In summary, this strategy represents the optimal practical pathway at the current stage for resolving the ecosystem game between AI Agents and traditional App platforms. Its core principle is “abandon confrontation and move toward collaboration.” It preserves the core value moat of App platforms while releasing the efficiency dividends of AI Agents, achieving a balanced alignment of multiple stakeholder interests. Accordingly, on the enterprise side, App platforms should prioritize pilot programs for interface openness and content segmentation in low-sensitivity sectors such as e-commerce and knowledge services, while AI Agent service providers should simultaneously advance protocol adaptation and compliance capabilities to strengthen platform collaboration.

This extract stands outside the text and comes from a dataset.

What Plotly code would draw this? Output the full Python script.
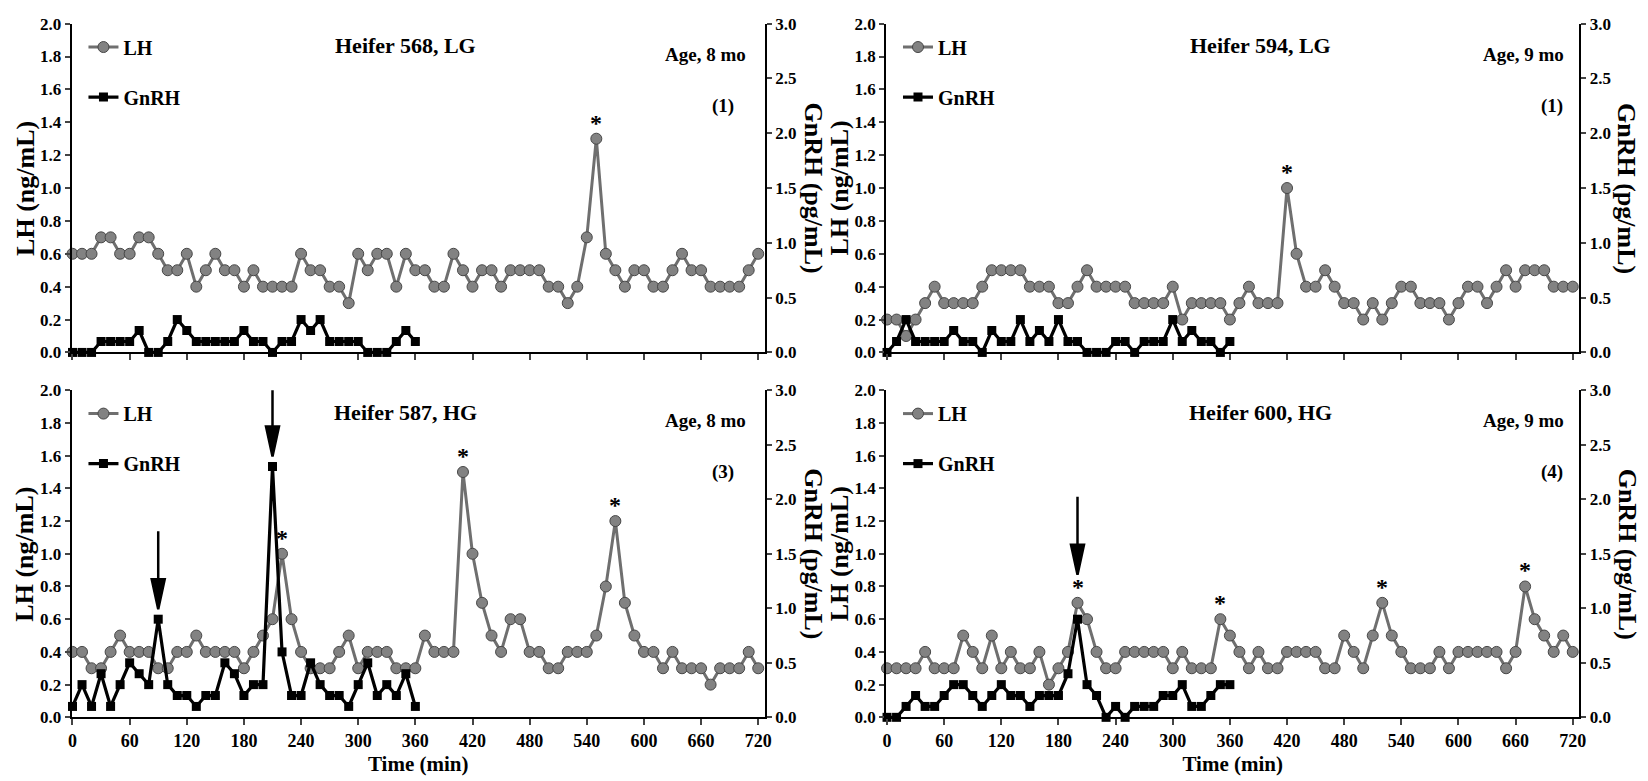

On the capital side, attention should focus on three categories of targets: leading App platforms with interface-opening and segmentation capabilities, technical service providers enabling AI Agent protocol adaptation, and vertical platforms serving long-tail informational creators. The NRCap Research Department believes that the reshaping of the internet ecosystem by AI Agents is an irreversible trend. Only by reconstructing rules around collaborative win-win principles can ecosystem value be maximized amid technological transformation, and the implementation of this strategy will mark a critical milestone in that transition.